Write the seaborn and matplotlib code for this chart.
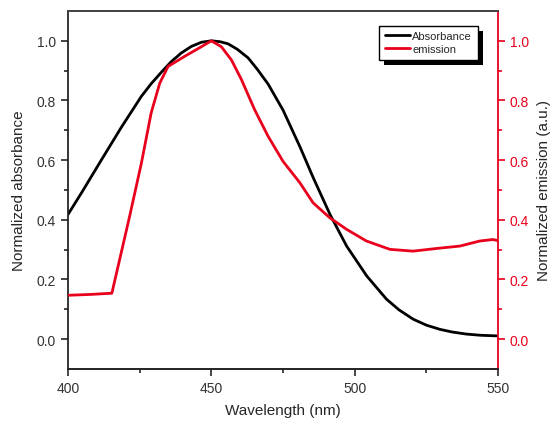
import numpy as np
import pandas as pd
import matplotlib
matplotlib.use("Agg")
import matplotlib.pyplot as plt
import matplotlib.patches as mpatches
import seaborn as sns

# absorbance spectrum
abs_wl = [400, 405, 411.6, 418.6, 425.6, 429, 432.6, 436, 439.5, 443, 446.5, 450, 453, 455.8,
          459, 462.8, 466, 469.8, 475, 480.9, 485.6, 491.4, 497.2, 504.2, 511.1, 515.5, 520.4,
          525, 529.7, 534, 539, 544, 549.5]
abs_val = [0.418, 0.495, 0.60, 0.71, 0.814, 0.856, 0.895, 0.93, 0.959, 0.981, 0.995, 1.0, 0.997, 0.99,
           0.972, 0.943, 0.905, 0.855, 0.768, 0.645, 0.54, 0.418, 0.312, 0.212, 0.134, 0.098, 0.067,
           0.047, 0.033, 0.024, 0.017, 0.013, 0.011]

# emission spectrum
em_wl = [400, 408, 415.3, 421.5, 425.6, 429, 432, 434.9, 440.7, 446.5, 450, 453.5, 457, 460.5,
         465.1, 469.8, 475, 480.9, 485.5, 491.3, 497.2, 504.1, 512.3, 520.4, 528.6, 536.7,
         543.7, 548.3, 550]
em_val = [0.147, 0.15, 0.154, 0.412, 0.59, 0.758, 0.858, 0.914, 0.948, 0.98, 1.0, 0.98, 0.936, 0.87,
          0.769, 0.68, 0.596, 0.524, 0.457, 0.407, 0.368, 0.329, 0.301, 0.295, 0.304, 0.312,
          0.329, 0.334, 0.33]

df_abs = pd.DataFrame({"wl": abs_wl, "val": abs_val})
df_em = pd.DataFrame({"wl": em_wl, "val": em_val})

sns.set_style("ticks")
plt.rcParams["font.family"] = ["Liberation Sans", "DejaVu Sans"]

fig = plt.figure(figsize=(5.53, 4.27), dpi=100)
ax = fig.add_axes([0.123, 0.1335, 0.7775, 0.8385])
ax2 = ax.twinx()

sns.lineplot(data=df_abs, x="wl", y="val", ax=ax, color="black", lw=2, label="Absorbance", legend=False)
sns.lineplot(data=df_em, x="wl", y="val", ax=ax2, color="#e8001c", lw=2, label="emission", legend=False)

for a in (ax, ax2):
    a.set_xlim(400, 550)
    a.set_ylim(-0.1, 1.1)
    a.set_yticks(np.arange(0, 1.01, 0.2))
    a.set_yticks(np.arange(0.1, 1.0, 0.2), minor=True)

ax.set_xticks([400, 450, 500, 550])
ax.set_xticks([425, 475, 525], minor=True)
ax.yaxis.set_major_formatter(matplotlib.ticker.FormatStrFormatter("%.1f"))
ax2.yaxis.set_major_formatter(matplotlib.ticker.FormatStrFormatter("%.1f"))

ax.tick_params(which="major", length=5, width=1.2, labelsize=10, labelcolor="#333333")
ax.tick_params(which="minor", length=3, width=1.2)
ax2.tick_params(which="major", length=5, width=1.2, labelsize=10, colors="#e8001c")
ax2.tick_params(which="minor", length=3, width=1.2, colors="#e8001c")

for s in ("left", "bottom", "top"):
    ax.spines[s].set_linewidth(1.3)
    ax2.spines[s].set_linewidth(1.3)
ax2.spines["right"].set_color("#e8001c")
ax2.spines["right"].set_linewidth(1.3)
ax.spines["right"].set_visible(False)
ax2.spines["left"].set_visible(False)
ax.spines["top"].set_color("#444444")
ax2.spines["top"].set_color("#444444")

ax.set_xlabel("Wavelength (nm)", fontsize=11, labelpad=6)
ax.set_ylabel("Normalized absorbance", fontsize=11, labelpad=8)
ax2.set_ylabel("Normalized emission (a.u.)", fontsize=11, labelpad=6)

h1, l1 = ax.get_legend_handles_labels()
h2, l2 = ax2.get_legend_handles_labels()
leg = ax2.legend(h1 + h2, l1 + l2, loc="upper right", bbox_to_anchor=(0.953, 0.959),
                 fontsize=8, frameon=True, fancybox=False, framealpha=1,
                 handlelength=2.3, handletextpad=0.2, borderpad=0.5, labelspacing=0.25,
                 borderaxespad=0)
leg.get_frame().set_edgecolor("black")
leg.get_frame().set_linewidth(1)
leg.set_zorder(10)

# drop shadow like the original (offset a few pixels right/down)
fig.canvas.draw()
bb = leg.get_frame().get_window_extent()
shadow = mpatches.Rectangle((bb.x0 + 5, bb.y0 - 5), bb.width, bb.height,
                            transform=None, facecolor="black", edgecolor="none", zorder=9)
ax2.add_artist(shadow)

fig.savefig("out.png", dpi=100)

> [AIM OF THE EXERCISE]
Skip the pictures and restate exactly the lines from the beginning of the listing to the line with "a.set_yticks(np.arange(0.1, 1.0, 0.2), minor=True)", that line included.

> [SOLUTION FOR THIS PROBLEM]
Write the seaborn and matplotlib code for this chart.
import numpy as np
import pandas as pd
import matplotlib
matplotlib.use("Agg")
import matplotlib.pyplot as plt
import matplotlib.patches as mpatches
import seaborn as sns

# absorbance spectrum
abs_wl = [400, 405, 411.6, 418.6, 425.6, 429, 432.6, 436, 439.5, 443, 446.5, 450, 453, 455.8,
          459, 462.8, 466, 469.8, 475, 480.9, 485.6, 491.4, 497.2, 504.2, 511.1, 515.5, 520.4,
          525, 529.7, 534, 539, 544, 549.5]
abs_val = [0.418, 0.495, 0.60, 0.71, 0.814, 0.856, 0.895, 0.93, 0.959, 0.981, 0.995, 1.0, 0.997, 0.99,
           0.972, 0.943, 0.905, 0.855, 0.768, 0.645, 0.54, 0.418, 0.312, 0.212, 0.134, 0.098, 0.067,
           0.047, 0.033, 0.024, 0.017, 0.013, 0.011]

# emission spectrum
em_wl = [400, 408, 415.3, 421.5, 425.6, 429, 432, 434.9, 440.7, 446.5, 450, 453.5, 457, 460.5,
         465.1, 469.8, 475, 480.9, 485.5, 491.3, 497.2, 504.1, 512.3, 520.4, 528.6, 536.7,
         543.7, 548.3, 550]
em_val = [0.147, 0.15, 0.154, 0.412, 0.59, 0.758, 0.858, 0.914, 0.948, 0.98, 1.0, 0.98, 0.936, 0.87,
          0.769, 0.68, 0.596, 0.524, 0.457, 0.407, 0.368, 0.329, 0.301, 0.295, 0.304, 0.312,
          0.329, 0.334, 0.33]

df_abs = pd.DataFrame({"wl": abs_wl, "val": abs_val})
df_em = pd.DataFrame({"wl": em_wl, "val": em_val})

sns.set_style("ticks")
plt.rcParams["font.family"] = ["Liberation Sans", "DejaVu Sans"]

fig = plt.figure(figsize=(5.53, 4.27), dpi=100)
ax = fig.add_axes([0.123, 0.1335, 0.7775, 0.8385])
ax2 = ax.twinx()

sns.lineplot(data=df_abs, x="wl", y="val", ax=ax, color="black", lw=2, label="Absorbance", legend=False)
sns.lineplot(data=df_em, x="wl", y="val", ax=ax2, color="#e8001c", lw=2, label="emission", legend=False)

for a in (ax, ax2):
    a.set_xlim(400, 550)
    a.set_ylim(-0.1, 1.1)
    a.set_yticks(np.arange(0, 1.01, 0.2))
    a.set_yticks(np.arange(0.1, 1.0, 0.2), minor=True)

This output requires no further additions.